The first thing you learn about Æ is that he wanted us to call him by a symbol that he said represented “the æon.” I don’t think he meant to use this magical name publicly, but it is by the “Æ” that he mostly known. He is usually remembered for his work as a cultural leader and friend of Yeats, but he was active in building Irish institutions after independence including cooperative creameries and banks, the first hydroelectric power plant, and an international airport.
I love every one of paintings. Many of them are similar to this one in the National Gallery:
Or this one, “Lordly Ones Appearing to a Turf Cutter:”
There’s a wonderful interview with Æ published in 1908 that’s worth reading for its earnest details.
Q.—Can you describe the shining beings?
A—It is very difficult to give any intelligible description of them. The first time I saw them with great vividness I was lying on a hill-side alone in the west of Ireland, in County Sligo: I had been listening to music in the air, and to what seemed to be the sound of bells, and was trying to understand these aerial clashings in which wind seemed to break upon wind in an ever-changing musical silvery sound. Then the space before me grew luminous, and I began to see one beautiful being after another.’

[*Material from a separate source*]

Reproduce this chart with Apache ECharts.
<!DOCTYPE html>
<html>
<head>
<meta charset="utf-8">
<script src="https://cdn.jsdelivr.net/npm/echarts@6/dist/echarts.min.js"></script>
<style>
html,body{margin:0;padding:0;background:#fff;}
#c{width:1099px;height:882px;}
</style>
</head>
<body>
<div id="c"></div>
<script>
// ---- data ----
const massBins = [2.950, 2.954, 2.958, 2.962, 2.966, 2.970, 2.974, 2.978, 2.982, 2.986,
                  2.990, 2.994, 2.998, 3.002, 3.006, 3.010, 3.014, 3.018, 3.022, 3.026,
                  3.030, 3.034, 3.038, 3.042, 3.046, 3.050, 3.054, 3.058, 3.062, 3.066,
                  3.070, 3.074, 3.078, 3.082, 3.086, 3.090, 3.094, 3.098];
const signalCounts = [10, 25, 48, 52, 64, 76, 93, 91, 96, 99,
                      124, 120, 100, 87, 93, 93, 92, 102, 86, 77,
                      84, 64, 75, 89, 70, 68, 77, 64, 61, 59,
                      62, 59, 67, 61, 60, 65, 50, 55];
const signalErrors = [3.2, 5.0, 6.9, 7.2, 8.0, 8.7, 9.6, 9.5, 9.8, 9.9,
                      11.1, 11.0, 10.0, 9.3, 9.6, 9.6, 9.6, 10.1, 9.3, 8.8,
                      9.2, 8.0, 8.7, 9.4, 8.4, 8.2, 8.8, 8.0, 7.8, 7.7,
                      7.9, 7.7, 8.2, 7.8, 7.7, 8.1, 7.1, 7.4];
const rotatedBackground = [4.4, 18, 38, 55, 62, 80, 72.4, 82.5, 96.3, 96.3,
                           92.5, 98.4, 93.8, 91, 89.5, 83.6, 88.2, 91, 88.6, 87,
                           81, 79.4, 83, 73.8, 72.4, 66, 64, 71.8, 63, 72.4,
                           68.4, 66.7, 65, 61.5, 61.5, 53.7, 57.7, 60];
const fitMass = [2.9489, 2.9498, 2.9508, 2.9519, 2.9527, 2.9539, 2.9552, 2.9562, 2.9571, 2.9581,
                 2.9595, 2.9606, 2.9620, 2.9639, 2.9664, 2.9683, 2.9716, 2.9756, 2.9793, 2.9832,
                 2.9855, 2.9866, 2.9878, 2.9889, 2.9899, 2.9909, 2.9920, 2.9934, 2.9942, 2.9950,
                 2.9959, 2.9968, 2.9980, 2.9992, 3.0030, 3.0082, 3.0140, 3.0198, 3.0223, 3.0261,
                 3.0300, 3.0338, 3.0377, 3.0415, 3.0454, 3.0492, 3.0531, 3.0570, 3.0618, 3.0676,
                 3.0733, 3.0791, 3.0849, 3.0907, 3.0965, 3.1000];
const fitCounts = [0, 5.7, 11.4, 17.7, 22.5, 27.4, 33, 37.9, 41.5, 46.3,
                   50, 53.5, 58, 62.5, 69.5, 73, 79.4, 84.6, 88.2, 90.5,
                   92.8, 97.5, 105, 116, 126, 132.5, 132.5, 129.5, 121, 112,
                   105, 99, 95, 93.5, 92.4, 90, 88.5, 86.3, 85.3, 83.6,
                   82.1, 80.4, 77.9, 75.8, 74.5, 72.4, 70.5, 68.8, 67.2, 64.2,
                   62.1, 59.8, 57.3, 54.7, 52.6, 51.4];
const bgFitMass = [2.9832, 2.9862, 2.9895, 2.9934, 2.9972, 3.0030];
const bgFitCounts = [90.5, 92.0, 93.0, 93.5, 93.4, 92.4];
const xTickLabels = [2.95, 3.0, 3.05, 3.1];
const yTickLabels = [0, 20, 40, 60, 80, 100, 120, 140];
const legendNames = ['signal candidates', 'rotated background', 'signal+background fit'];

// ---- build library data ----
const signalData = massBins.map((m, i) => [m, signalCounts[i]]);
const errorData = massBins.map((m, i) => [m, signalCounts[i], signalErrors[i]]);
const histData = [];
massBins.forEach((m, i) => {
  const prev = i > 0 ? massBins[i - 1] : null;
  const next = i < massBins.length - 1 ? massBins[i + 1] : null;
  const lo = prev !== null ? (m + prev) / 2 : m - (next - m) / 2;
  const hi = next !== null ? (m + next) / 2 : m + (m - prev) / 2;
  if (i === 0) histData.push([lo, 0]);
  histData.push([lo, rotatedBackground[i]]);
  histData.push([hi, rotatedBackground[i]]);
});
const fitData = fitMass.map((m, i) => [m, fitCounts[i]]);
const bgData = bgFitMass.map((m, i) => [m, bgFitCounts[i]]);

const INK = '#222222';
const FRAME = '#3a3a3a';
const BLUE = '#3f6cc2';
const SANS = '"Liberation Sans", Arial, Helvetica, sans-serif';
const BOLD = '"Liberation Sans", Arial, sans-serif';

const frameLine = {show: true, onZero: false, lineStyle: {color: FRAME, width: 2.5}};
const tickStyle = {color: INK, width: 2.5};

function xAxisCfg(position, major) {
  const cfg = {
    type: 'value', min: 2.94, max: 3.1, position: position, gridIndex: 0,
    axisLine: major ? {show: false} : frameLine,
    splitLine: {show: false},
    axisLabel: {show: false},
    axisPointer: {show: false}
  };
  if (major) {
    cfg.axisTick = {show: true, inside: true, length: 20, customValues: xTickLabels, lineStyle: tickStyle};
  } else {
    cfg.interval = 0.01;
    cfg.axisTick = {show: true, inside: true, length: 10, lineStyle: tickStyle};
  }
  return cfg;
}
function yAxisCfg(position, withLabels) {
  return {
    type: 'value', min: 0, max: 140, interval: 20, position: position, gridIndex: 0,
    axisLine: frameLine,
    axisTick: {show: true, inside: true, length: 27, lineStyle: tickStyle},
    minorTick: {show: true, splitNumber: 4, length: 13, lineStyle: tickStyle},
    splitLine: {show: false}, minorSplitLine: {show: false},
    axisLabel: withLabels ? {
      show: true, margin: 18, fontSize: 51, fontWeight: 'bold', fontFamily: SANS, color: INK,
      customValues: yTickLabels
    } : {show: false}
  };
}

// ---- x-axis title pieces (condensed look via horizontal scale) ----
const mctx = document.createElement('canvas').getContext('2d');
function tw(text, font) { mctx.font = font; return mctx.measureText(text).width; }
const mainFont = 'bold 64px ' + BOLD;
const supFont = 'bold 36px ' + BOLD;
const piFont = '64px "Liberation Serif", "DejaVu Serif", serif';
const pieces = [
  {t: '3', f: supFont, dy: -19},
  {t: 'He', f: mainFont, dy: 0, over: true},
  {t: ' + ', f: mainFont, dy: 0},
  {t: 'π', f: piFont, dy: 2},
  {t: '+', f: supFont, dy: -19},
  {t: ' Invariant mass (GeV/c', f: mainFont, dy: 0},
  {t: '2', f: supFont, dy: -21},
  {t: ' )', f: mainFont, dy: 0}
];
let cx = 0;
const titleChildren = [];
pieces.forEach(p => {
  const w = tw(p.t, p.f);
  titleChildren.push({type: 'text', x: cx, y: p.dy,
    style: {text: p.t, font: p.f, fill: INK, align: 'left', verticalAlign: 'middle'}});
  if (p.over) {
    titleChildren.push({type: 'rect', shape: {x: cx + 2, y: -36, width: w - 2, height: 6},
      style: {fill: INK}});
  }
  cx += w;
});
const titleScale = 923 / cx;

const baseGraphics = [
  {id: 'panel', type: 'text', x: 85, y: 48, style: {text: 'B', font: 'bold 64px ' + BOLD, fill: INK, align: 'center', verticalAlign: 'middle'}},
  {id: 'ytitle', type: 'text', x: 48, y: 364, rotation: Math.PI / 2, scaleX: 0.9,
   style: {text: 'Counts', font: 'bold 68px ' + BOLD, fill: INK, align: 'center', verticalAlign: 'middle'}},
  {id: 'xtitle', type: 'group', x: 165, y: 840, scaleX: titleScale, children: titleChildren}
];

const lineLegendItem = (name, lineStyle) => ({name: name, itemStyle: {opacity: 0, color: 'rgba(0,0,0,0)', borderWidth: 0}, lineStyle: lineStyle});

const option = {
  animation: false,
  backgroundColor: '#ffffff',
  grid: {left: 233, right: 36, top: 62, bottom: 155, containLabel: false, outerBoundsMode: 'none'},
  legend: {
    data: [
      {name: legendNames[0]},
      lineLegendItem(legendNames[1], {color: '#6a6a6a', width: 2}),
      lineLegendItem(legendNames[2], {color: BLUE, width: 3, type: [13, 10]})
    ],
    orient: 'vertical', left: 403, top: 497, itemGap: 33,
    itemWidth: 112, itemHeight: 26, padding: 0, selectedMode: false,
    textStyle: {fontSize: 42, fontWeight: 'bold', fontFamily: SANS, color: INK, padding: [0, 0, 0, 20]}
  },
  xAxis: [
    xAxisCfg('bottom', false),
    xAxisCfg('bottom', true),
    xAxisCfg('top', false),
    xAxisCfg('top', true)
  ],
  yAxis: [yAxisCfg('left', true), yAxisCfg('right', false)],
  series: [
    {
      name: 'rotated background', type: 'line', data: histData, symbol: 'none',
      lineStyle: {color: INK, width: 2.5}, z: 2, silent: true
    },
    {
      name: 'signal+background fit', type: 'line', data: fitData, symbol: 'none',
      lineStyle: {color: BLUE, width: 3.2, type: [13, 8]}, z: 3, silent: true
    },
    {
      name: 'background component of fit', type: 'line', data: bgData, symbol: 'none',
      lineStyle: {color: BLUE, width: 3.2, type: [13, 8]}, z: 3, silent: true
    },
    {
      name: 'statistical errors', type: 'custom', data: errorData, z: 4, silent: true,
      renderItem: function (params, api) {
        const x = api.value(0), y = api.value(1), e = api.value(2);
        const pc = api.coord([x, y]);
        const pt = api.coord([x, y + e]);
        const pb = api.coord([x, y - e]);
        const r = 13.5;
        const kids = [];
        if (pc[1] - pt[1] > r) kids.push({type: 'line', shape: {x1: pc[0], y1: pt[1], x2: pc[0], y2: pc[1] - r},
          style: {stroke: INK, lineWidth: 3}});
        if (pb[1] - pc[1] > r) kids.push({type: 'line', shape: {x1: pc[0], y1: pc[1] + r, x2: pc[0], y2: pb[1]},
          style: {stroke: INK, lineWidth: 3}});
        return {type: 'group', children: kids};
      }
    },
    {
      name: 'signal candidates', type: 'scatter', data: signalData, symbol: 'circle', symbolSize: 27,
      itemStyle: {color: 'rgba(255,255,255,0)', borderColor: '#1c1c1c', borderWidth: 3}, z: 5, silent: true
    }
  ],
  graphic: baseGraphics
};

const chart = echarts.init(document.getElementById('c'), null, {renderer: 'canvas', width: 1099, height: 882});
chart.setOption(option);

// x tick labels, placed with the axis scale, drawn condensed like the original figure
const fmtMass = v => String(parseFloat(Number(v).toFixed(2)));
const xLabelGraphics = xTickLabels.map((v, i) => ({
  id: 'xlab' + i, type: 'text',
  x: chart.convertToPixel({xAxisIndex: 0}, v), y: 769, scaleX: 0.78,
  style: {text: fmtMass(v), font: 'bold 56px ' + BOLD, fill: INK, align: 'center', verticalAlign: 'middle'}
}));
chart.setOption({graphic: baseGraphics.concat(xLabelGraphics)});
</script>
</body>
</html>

Q—Can you describe one of the opalescent beings?
A—The first of these I saw I remember very clearly, and the manner of its appearance: there was at first a dazzle of light, and then I saw that this came from the heart of a tall figure with a body apparently shaped out of half-transparent or opalescent air, and throughout the body ran a radiant, electrical fire, to which the heart seemed the centre. Around the head of this being and through its waving luminous hair, which was blown all about the body like living strands of gold, there appeared flaming wing-like auras. From the being itself light seemed to stream outwards in every direction; and the effect left on me after the vision was one of extraordinary lightness, joyousness, or ecstasy.”
(full text in The Fairy-Faith in Celtic Countries by W. Y. Evans-Wentz 1911.)
My favorite paintings are his Donegal landscapes, and to find them all collected together fills me with joy.
I crossed that same creek this morning, the beach covered in tiny clam shells, just like 100 years ago. If those women looked up, they’d see Muckish just like I did today.